Brian Johns (1936–2016) by Andy Lloyd James and Peter Rose

by
March 2016, no. 379

Brian Johns, who died in Sydney on New Year's Day, was a remarkable man, a great friend to many, and a great enabler. His family came to Sydney from Queensland in 1947, and at the age of sixteen Brian entered St Columba's Seminary. After three years he left and went to Canberra to become a journalist. It was the start of a career marked by his passion for providing increased opportunity to Australian writers, artists, filmmakers, television makers, and creators of all kinds. In doing so he became, as Ed Campion said at Brian's funeral, 'the champion of a better Australia'.

Everything Brian did during a successful period in the press drove him deeper and deeper into politics and the arts. He had two great strengths to smooth his path: he was a consummate strategist and he was straight as a die with everyone he met. His currency was ideas: he loved the rigorous examination behind every creative project and loved even more enabling them to fly.

Leaving journalism in 1974 to work with the Department of Prime Minister and Cabinet fed his insights into the importance of proper strategy and policy. This was followed in 1979 by a legendary period as publishing director of Penguin, where his strategy was greatly to increase the market presence of Australian books.

That same intense creativity was put to work at SBS when he became managing director in 1987. He was the right leader to build new strategic meaning into an already powerful Charter. He appointed me Head of Television. With a passionate staff, we delivered high-quality programming from all over the world and in almost every language. SBS TV became the proud face of multiculturalism. Both in radio and television, SBS offered new opportunities for new Australian program makers. It was during those years that all of us at SBS got to know Brian's wife, Sarah, the centre of his life and a great supporter of SBS.

In 1992 Brian was asked to chair the Australian Broadcasting Authority, which supervised the regulation of the Commercial Television and Radio networks. He now had hands-on experience of both public and commercial broadcasting and was a natural choice for the position of managing director of the ABC in 1995. Under-standing the massive change that digital technology signalled, in 1996 he announced a complete restructure of the ABC. Before he went to the ABC, we had wrangled ideas about public broadcasting in a digital world. Brian asked me to supervise the National Networks (Radio, Television, and Online) and to shape them into a single creative entity. The whole restructure was a huge and often painful task for ABC staff. The pain was exacerbated by a massive and needless cut to the ABC's budget by the Howard government. But the change succeeded in placing the ABC far ahead of the commercial broadcasters in the introduction and development of digital content. The work, however, was never completed. In 2000, Brian left the ABC and was replaced by Jonathan Shier. Brian maintained the drive for Australian content and sat on a variety of boards, most notably that of Copyright Agency. He never stopped mentoring, advising, and challenging creative people.

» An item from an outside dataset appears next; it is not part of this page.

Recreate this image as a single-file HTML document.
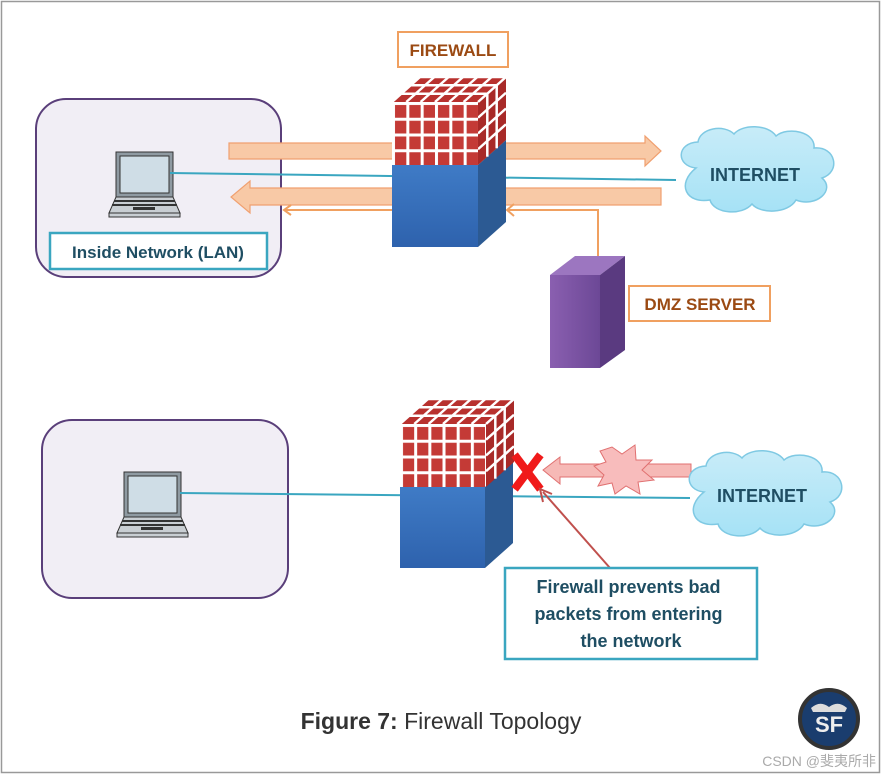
<!DOCTYPE html>
<html><head><meta charset="utf-8"><style>
html,body{margin:0;padding:0;background:#fff}
svg{display:block}
text{font-family:"Liberation Sans","Noto Sans CJK SC",sans-serif}
</style></head><body>
<svg width="883" height="776" viewBox="0 0 883 776" xmlns="http://www.w3.org/2000/svg">
<defs>
<pattern id="brk1" x="392" y="102" width="14.33" height="15.75" patternUnits="userSpaceOnUse">
<rect width="14.33" height="15.75" fill="#c43a36"/>
<rect x="0" y="0" width="3" height="15.75" fill="#fff"/>
<rect x="0" y="0" width="14.33" height="3" fill="#fff"/>
</pattern>
<pattern id="brk2" x="400" y="424" width="14.17" height="15.75" patternUnits="userSpaceOnUse">
<rect width="14.17" height="15.75" fill="#c43a36"/>
<rect x="0" y="0" width="3" height="15.75" fill="#fff"/>
<rect x="0" y="0" width="14.17" height="3" fill="#fff"/>
</pattern>
<linearGradient id="blue" x1="0" y1="0" x2="0" y2="1"><stop offset="0" stop-color="#3f7bc6"/><stop offset="1" stop-color="#2e62ad"/></linearGradient>
<linearGradient id="cloud" x1="0" y1="0" x2="0" y2="1"><stop offset="0" stop-color="#c8ecf8"/><stop offset="1" stop-color="#a6e2f6"/></linearGradient>
<linearGradient id="purp" x1="0" y1="0" x2="1" y2="0"><stop offset="0" stop-color="#8a5fb0"/><stop offset="1" stop-color="#6c4896"/></linearGradient>
<g id="laptop">
<rect x="0" y="0" width="57" height="45" fill="#8f9aa2" stroke="#333" stroke-width="1"/>
<rect x="4" y="4" width="49" height="37" fill="#cfdde6" stroke="#333" stroke-width="1"/>
<polygon points="0,45 57,45 64,61 -7,61" fill="#c9ced3" stroke="#333" stroke-width="1"/>
<line x1="-2" y1="49" x2="59" y2="49" stroke="#333" stroke-width="2"/>
<line x1="-4" y1="53" x2="61" y2="53" stroke="#333" stroke-width="2"/>
<rect x="17" y="55" width="22" height="3" fill="#333"/>
<rect x="-7" y="61" width="71" height="4" fill="#c9ced3" stroke="#333" stroke-width="1"/>
</g>
<g id="cloudshape">
<path d="M20,40 C0,38 0,15 22,14 C24,0 48,-4 58,6 C66,-4 92,-4 100,8 C112,-2 140,4 138,20 C160,18 165,44 146,50 C160,62 140,80 120,72 C112,86 84,86 76,76 C66,88 38,86 34,72 C10,76 0,56 20,40 Z" fill="url(#cloud)" stroke="#7fc9e3" stroke-width="1.5"/>
</g>
<g id="fwtop">
<!-- relative to front-top-left corner at 0,0; front 86 wide, top offset 28,-25 -->
<polygon points="0,0 28,-25 114,-25 86,0" fill="#b8312e"/>
<g stroke="#fff" stroke-width="2.5">
<line x1="0" y1="0" x2="28" y2="-25"/><line x1="14.3" y1="0" x2="42.3" y2="-25"/><line x1="28.6" y1="0" x2="56.6" y2="-25"/><line x1="43" y1="0" x2="71" y2="-25"/><line x1="57.3" y1="0" x2="85.3" y2="-25"/><line x1="71.6" y1="0" x2="99.6" y2="-25"/>
<line x1="9.3" y1="-8.3" x2="95.3" y2="-8.3"/><line x1="18.7" y1="-16.7" x2="104.7" y2="-16.7"/><line x1="28" y1="-25" x2="114" y2="-25"/>
</g>
<polygon points="86,0 114,-25 114,38 86,63" fill="#a82a28"/>
<g stroke="#fff" stroke-width="2.5">
<line x1="86" y1="15.75" x2="114" y2="-9.25"/><line x1="86" y1="31.5" x2="114" y2="6.5"/><line x1="86" y1="47.25" x2="114" y2="22.25"/><line x1="86" y1="0" x2="114" y2="-25"/>
<line x1="95.3" y1="-8.3" x2="95.3" y2="54.7"/><line x1="104.7" y1="-16.7" x2="104.7" y2="46.3"/>
</g>
</g>
</defs>
<rect x="1.5" y="1.5" width="878" height="771" fill="#fff" stroke="#999" stroke-width="1.5"/>

<!-- TOP -->
<rect x="36" y="99" width="245" height="178" rx="30" fill="#f1eef5" stroke="#5a3f7a" stroke-width="2"/>
<use href="#laptop" x="116" y="152"/>
<rect x="50" y="233" width="217" height="36" fill="#fff" stroke="#3aa6c0" stroke-width="2.5"/>
<text x="158" y="258" font-size="17" font-weight="bold" fill="#1f4e63" text-anchor="middle">Inside Network (LAN)</text>

<polygon points="229,143 645,143 645,136 661,151 645,166 645,159 229,159" fill="#f8c9a6" stroke="#f0a070" stroke-width="1.2"/>
<polygon points="661,188 250,188 250,181 231,197 250,213 250,205 661,205" fill="#f8c9a6" stroke="#f0a070" stroke-width="1.2"/>
<line x1="170" y1="173" x2="676" y2="180" stroke="#3aa6c0" stroke-width="2"/>
<polyline points="284,210 392,210" fill="none" stroke="#f0a060" stroke-width="2"/>
<polyline points="291,205 284,210 291,215" fill="none" stroke="#f0a060" stroke-width="2"/>
<polyline points="598,258 598,210 507,210" fill="none" stroke="#f0a060" stroke-width="2"/>
<polyline points="514,204 507,210 514,216" fill="none" stroke="#f0a060" stroke-width="2"/>

<!-- firewall 1 -->
<polygon points="478,165 506,140 506,222 478,247" fill="#2c5a93"/>
<rect x="392" y="165" width="86" height="82" fill="url(#blue)"/>
<use href="#fwtop" x="392" y="102"/>
<rect x="392" y="102" width="86" height="63" fill="url(#brk1)"/>
<rect x="398" y="32" width="110" height="35" fill="#fff" stroke="#f0a060" stroke-width="2"/>
<text x="453" y="56" font-size="17" font-weight="bold" fill="#9b4a13" text-anchor="middle">FIREWALL</text>

<use href="#cloudshape" x="676" y="128"/>
<text x="755" y="181" font-size="18" font-weight="bold" fill="#1f4e63" text-anchor="middle">INTERNET</text>

<!-- DMZ -->
<polygon points="550,275 575,256 625,256 600,275" fill="#9c76c0"/>
<polygon points="600,275 625,256 625,350 600,368" fill="#5a3a80"/>
<rect x="550" y="275" width="50" height="93" fill="url(#purp)"/>
<rect x="629" y="286" width="141" height="35" fill="#fff" stroke="#f0a060" stroke-width="2"/>
<text x="700" y="310" font-size="17" font-weight="bold" fill="#9b4a13" text-anchor="middle">DMZ SERVER</text>

<!-- BOTTOM -->
<rect x="42" y="420" width="246" height="178" rx="30" fill="#f1eef5" stroke="#5a3f7a" stroke-width="2"/>
<use href="#laptop" x="124" y="472"/>
<line x1="180" y1="493" x2="690" y2="498" stroke="#3aa6c0" stroke-width="2"/>

<polygon points="485,487 513,462 513,543 485,568" fill="#2c5a93"/>
<rect x="400" y="487" width="85" height="81" fill="url(#blue)"/>
<use href="#fwtop" x="400" y="424"/>
<rect x="400" y="424" width="85" height="63" fill="url(#brk2)"/>

<polygon points="691,464 560,464 560,457 543,470 560,484 560,477 691,477" fill="#f6b9b6" stroke="#e07070" stroke-width="1"/>
<polygon points="612,447 622,454 635,445 636,460 652,460 642,470 654,480 638,482 640,494 626,486 615,494 612,483 598,486 604,475 594,466 606,462 600,451" fill="#f8bcbc" stroke="#e07070" stroke-width="1"/>
<g stroke="#f01a1a" stroke-width="8" stroke-linecap="square">
<line x1="517" y1="458" x2="538" y2="486"/>
<line x1="538" y1="458" x2="517" y2="486"/>
</g>
<line x1="610" y1="568" x2="543" y2="492" stroke="#c0504d" stroke-width="2"/>
<polyline points="543,502 540,489 552,494" fill="none" stroke="#c0504d" stroke-width="2"/>

<use href="#cloudshape" x="684" y="452"/>
<text x="762" y="502" font-size="18" font-weight="bold" fill="#1f4e63" text-anchor="middle">INTERNET</text>

<rect x="505" y="568" width="252" height="91" fill="#fff" stroke="#3aa6c0" stroke-width="2.5"/>
<text font-size="18" font-weight="bold" fill="#1f4e63" text-anchor="middle">
<tspan x="631" y="593">Firewall prevents bad</tspan>
<tspan x="631" y="620">packets from entering</tspan>
<tspan x="631" y="647">the network</tspan>
</text>

<text x="441" y="729" font-size="23" fill="#333" text-anchor="middle"><tspan font-weight="bold">Figure 7:</tspan>  Firewall Topology</text>

<circle cx="829" cy="719" r="29" fill="#1a3d6e" stroke="#333" stroke-width="4"/>
<text x="829" y="732" font-size="22" font-weight="bold" fill="#eee" text-anchor="middle">SF</text>
<path d="M811,708 Q820,700 829,707 Q838,700 847,708 L845,712 L813,712 Z" fill="#ddd"/>
<text x="876" y="766" font-size="14" fill="#aaa" text-anchor="end">CSDN @斐夷所非</text>
</svg>
</body></html>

Seamus Heaney in one of his essays described a work of creative imagination as being one in which conflicting realities find accommodation within a new order. That was an outcome Brian Johns delivered several times over to the benefit of all Australians.

Andy Lloyd James

All editors dream of working with managing directors of culture and goodwill. Kerryn Goldsworthy, who edited ABR in 1986–87 with distinction, was fortunate enough to work with Brian Johns, who was Chair from 1984 to 1987 (he had served on the Board since 1982). Kerryn recalls her somewhat novel recruitment. The pair had never met, but Brian offered Kerryn the job because he had admired a sentence in one of her book reviews. 'One sentence,' she told me. 'How or why he thought this qualified me to edit the magazine remains a mystery to me even now. But this was typical of his generosity and optimism. He'd take a punt on anyone.'

As a young publisher myself, I knew of Brian Johns – the legend of Ringwood – but I didn't meet him until many years later. This was soon after the Copyright Agency (of which he was then Chair) enabled us, through its Cultural Fund, to create the Calibre Prize for an Outstanding Essay in 2007. Over a series of excellent lunches and dinners, I came to know Brian as a singular presence in our culture – affable, immensely shrewd and well-connected, always interested in results.

Brian served on the board of Copyright Agency for thirteen years and chaired it from 2004 to 2009.

Copyright Agency funded the Calibre Prize for six years: now it stands on its own feet, as was intended. Other support followed. Reading Australia – which presents about 200 essays on key Australian texts – is a testament to his vision, his imagination, his concern. ABR is delighted to be publishing twenty of them. Brian Johns knew that if we endlessly fawn over the new at the expense of past treasures we will diminish our culture and deprive young readers and writers of a full appreciation of Australian culture.

Australian Book Review – just one of thousands of organisations and artists that benefited from Brian Johns's support – salutes this Titan of ideas and culture.